Available data =
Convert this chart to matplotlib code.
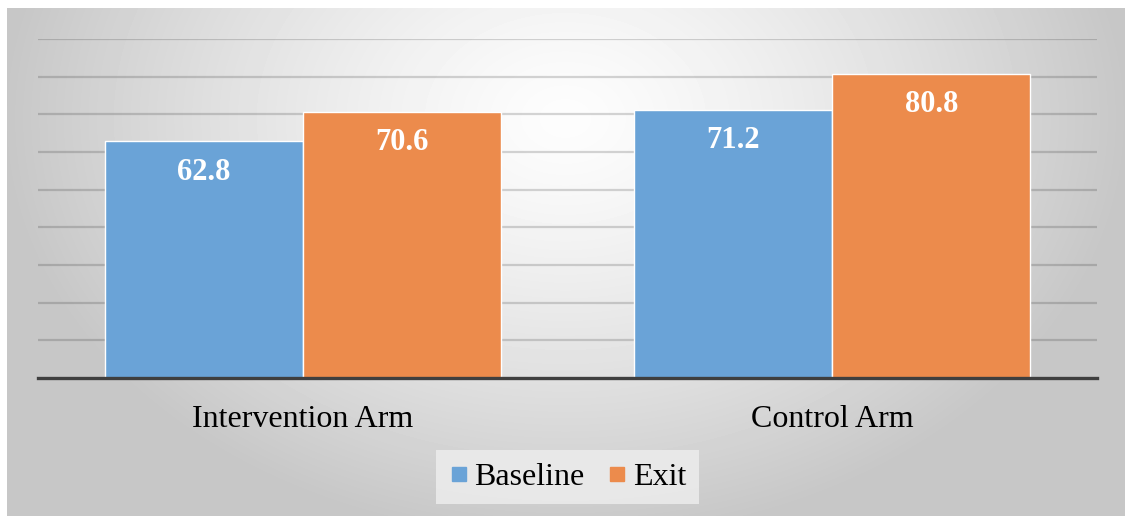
import numpy as np
import matplotlib.pyplot as plt
from matplotlib.lines import Line2D

# Données
groupes = ['Intervention Arm', 'Control Arm']
baseline = [62.8, 71.2]
exit_vals = [70.6, 80.8]
series = ['Baseline', 'Exit']

bleu = '#6AA3D7'
orange = '#EC8B4C'

plt.rcParams['font.family'] = ['Liberation Serif', 'DejaVu Serif']

fig = plt.figure(figsize=(11.25, 5.16), dpi=100)

# Fond en dégradé radial (clair au centre haut, gris sur les bords)
bg = fig.add_axes([7 / 1125, 0, 1 - 7 / 1125, 1 - 8 / 516], zorder=-5)
h, w = 508, 1118
yy, xx = np.mgrid[0:h, 0:w]
r = np.sqrt(((xx - 558) / 560) ** 2 + ((yy - 110) / 420) ** 2)
r = np.clip(r, 0, 1)
grad = (253 - 54 * r ** 1.3) / 255
bg.imshow(grad, cmap='gray', vmin=0, vmax=1, aspect='auto', interpolation='bilinear')
bg.axis('off')

ax = fig.add_axes([38 / 1125, 138 / 516, 1059 / 1125, 339 / 516])
ax.patch.set_alpha(0)

x = np.arange(len(groupes))
largeur = 0.374
b1 = ax.bar(x - largeur / 2, baseline, largeur, color=bleu, edgecolor='white', linewidth=1, zorder=3)
b2 = ax.bar(x + largeur / 2, exit_vals, largeur, color=orange, edgecolor='white', linewidth=1, zorder=3)

for barres in (b1, b2):
    for b in barres:
        ax.text(b.get_x() + b.get_width() / 2, b.get_height() - 8.2, f'{b.get_height():.1f}',
                ha='center', va='center', color='white', fontsize=22, fontweight='bold', zorder=4)

ax.set_xlim(-0.5, 1.5)
ax.set_ylim(0, 90)
ax.set_yticks(np.arange(10, 100, 10))
ax.yaxis.grid(True, color='black', alpha=0.16, linewidth=1.6, zorder=0)
ax.set_axisbelow(True)
ax.tick_params(axis='y', left=False, labelleft=False)
ax.set_xticks(x)
ax.set_xticklabels(groupes, fontsize=23)
ax.tick_params(axis='x', bottom=False, pad=16)
for s in ['top', 'right', 'left']:
    ax.spines[s].set_visible(False)
ax.spines['bottom'].set_color('#3F3F3F')
ax.spines['bottom'].set_linewidth(2.4)
ax.spines['bottom'].set_zorder(5)

poignees = [Line2D([], [], marker='s', linestyle='none', markersize=10, color=c) for c in (bleu, orange)]
leg = fig.legend(poignees, series, loc='center', bbox_to_anchor=(567.5 / 1125, 39 / 516), ncol=2,
                 fontsize=23, frameon=True, fancybox=False, handlelength=0.6, handletextpad=0.2,
                 columnspacing=0.7, borderpad=0.4)
leg.get_frame().set_facecolor('#EBEBEB')
leg.get_frame().set_edgecolor('none')
leg.get_frame().set_alpha(0.9)

fig.savefig('out.png', dpi=100)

Objective =
Strip out the pictures and quote the remaining data word for word.

Correct response =
Convert this chart to matplotlib code.
import numpy as np
import matplotlib.pyplot as plt
from matplotlib.lines import Line2D

# Données
groupes = ['Intervention Arm', 'Control Arm']
baseline = [62.8, 71.2]
exit_vals = [70.6, 80.8]
series = ['Baseline', 'Exit']

bleu = '#6AA3D7'
orange = '#EC8B4C'

plt.rcParams['font.family'] = ['Liberation Serif', 'DejaVu Serif']

fig = plt.figure(figsize=(11.25, 5.16), dpi=100)

# Fond en dégradé radial (clair au centre haut, gris sur les bords)
bg = fig.add_axes([7 / 1125, 0, 1 - 7 / 1125, 1 - 8 / 516], zorder=-5)
h, w = 508, 1118
yy, xx = np.mgrid[0:h, 0:w]
r = np.sqrt(((xx - 558) / 560) ** 2 + ((yy - 110) / 420) ** 2)
r = np.clip(r, 0, 1)
grad = (253 - 54 * r ** 1.3) / 255
bg.imshow(grad, cmap='gray', vmin=0, vmax=1, aspect='auto', interpolation='bilinear')
bg.axis('off')

ax = fig.add_axes([38 / 1125, 138 / 516, 1059 / 1125, 339 / 516])
ax.patch.set_alpha(0)

x = np.arange(len(groupes))
largeur = 0.374
b1 = ax.bar(x - largeur / 2, baseline, largeur, color=bleu, edgecolor='white', linewidth=1, zorder=3)
b2 = ax.bar(x + largeur / 2, exit_vals, largeur, color=orange, edgecolor='white', linewidth=1, zorder=3)

for barres in (b1, b2):
    for b in barres:
        ax.text(b.get_x() + b.get_width() / 2, b.get_height() - 8.2, f'{b.get_height():.1f}',
                ha='center', va='center', color='white', fontsize=22, fontweight='bold', zorder=4)

ax.set_xlim(-0.5, 1.5)
ax.set_ylim(0, 90)
ax.set_yticks(np.arange(10, 100, 10))
ax.yaxis.grid(True, color='black', alpha=0.16, linewidth=1.6, zorder=0)
ax.set_axisbelow(True)
ax.tick_params(axis='y', left=False, labelleft=False)
ax.set_xticks(x)
ax.set_xticklabels(groupes, fontsize=23)
ax.tick_params(axis='x', bottom=False, pad=16)
for s in ['top', 'right', 'left']:
    ax.spines[s].set_visible(False)
ax.spines['bottom'].set_color('#3F3F3F')
ax.spines['bottom'].set_linewidth(2.4)
ax.spines['bottom'].set_zorder(5)

poignees = [Line2D([], [], marker='s', linestyle='none', markersize=10, color=c) for c in (bleu, orange)]
leg = fig.legend(poignees, series, loc='center', bbox_to_anchor=(567.5 / 1125, 39 / 516), ncol=2,
                 fontsize=23, frameon=True, fancybox=False, handlelength=0.6, handletextpad=0.2,
                 columnspacing=0.7, borderpad=0.4)
leg.get_frame().set_facecolor('#EBEBEB')
leg.get_frame().set_edgecolor('none')
leg.get_frame().set_alpha(0.9)

fig.savefig('out.png', dpi=100)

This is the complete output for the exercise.